> **Stated problem**:
Transcribe the listing in full, excluding any pictures.

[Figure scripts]
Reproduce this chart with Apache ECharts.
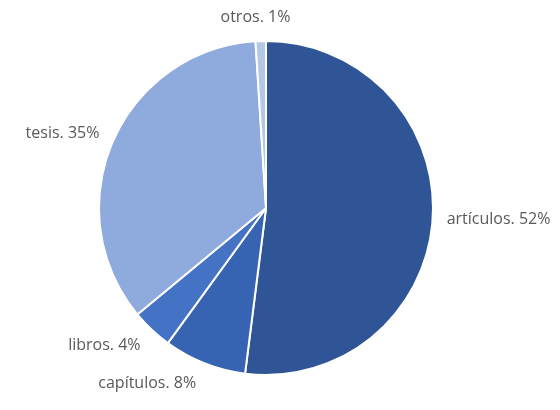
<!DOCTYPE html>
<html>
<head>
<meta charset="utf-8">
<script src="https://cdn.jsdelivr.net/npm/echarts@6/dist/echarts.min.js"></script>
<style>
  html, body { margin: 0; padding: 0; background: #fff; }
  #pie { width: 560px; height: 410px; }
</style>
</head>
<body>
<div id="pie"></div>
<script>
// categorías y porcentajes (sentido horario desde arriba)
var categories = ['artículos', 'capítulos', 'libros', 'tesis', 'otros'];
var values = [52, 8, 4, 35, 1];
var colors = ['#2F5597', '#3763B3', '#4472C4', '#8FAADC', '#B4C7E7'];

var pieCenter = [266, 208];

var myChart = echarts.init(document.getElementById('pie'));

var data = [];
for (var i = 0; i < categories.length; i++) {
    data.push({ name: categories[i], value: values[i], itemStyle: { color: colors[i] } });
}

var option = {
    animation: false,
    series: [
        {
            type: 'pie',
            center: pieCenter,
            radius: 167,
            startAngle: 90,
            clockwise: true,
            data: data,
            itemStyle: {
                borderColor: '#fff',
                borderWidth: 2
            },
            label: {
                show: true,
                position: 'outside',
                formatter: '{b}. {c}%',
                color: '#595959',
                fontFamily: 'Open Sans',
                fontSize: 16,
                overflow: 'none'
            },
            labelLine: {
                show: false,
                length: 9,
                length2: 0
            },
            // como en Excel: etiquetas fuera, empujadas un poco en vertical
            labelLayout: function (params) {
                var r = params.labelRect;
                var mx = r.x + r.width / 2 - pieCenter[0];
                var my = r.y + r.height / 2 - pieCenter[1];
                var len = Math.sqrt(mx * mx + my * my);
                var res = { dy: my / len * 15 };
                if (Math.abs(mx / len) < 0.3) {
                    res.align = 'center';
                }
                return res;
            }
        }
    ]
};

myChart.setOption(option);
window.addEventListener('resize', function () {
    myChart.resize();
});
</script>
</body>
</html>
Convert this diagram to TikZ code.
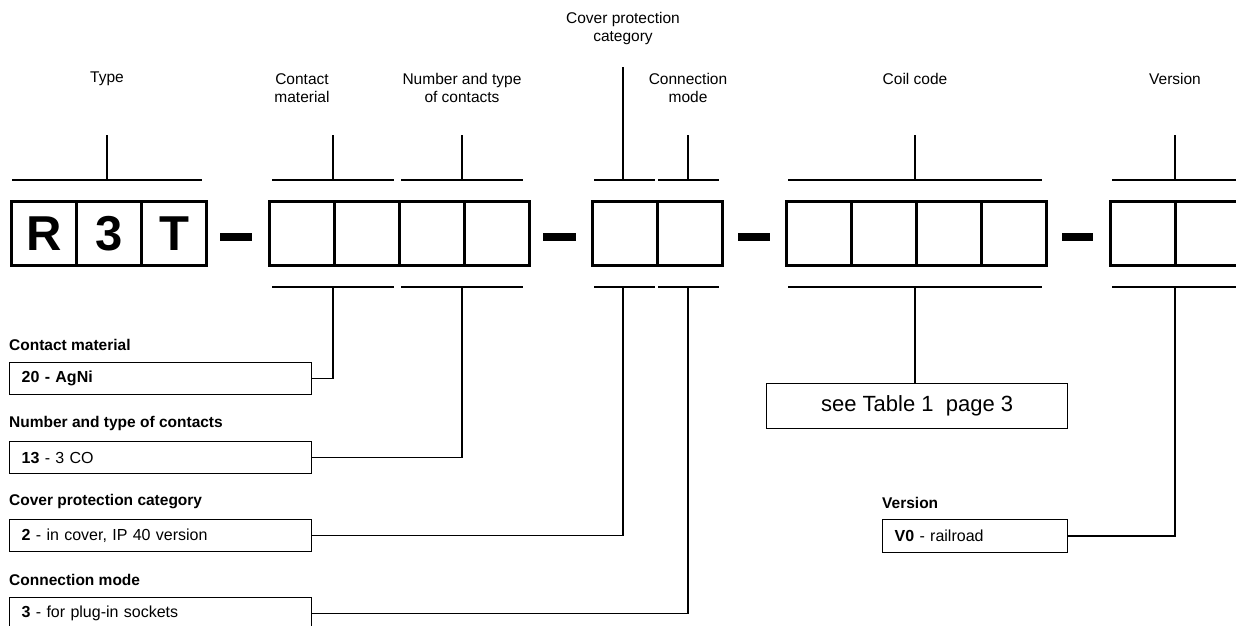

> **Solution**:
Reproduce this chart with Apache ECharts.
<!DOCTYPE html>
<html>
<head>
<meta charset="utf-8">
<script src="https://cdn.jsdelivr.net/npm/echarts@6/dist/echarts.min.js"></script>
<style>
  html, body { margin: 0; padding: 0; background: #fff; }
  #pie { width: 560px; height: 410px; }
</style>
</head>
<body>
<div id="pie"></div>
<script>
// categorías y porcentajes (sentido horario desde arriba)
var categories = ['artículos', 'capítulos', 'libros', 'tesis', 'otros'];
var values = [52, 8, 4, 35, 1];
var colors = ['#2F5597', '#3763B3', '#4472C4', '#8FAADC', '#B4C7E7'];

var pieCenter = [266, 208];

var myChart = echarts.init(document.getElementById('pie'));

var data = [];
for (var i = 0; i < categories.length; i++) {
    data.push({ name: categories[i], value: values[i], itemStyle: { color: colors[i] } });
}

var option = {
    animation: false,
    series: [
        {
            type: 'pie',
            center: pieCenter,
            radius: 167,
            startAngle: 90,
            clockwise: true,
            data: data,
            itemStyle: {
                borderColor: '#fff',
                borderWidth: 2
            },
            label: {
                show: true,
                position: 'outside',
                formatter: '{b}. {c}%',
                color: '#595959',
                fontFamily: 'Open Sans',
                fontSize: 16,
                overflow: 'none'
            },
            labelLine: {
                show: false,
                length: 9,
                length2: 0
            },
            // como en Excel: etiquetas fuera, empujadas un poco en vertical
            labelLayout: function (params) {
                var r = params.labelRect;
                var mx = r.x + r.width / 2 - pieCenter[0];
                var my = r.y + r.height / 2 - pieCenter[1];
                var len = Math.sqrt(mx * mx + my * my);
                var res = { dy: my / len * 15 };
                if (Math.abs(mx / len) < 0.3) {
                    res.align = 'center';
                }
                return res;
            }
        }
    ]
};

myChart.setOption(option);
window.addEventListener('resize', function () {
    myChart.resize();
});
</script>
</body>
</html>
Convert this diagram to TikZ code.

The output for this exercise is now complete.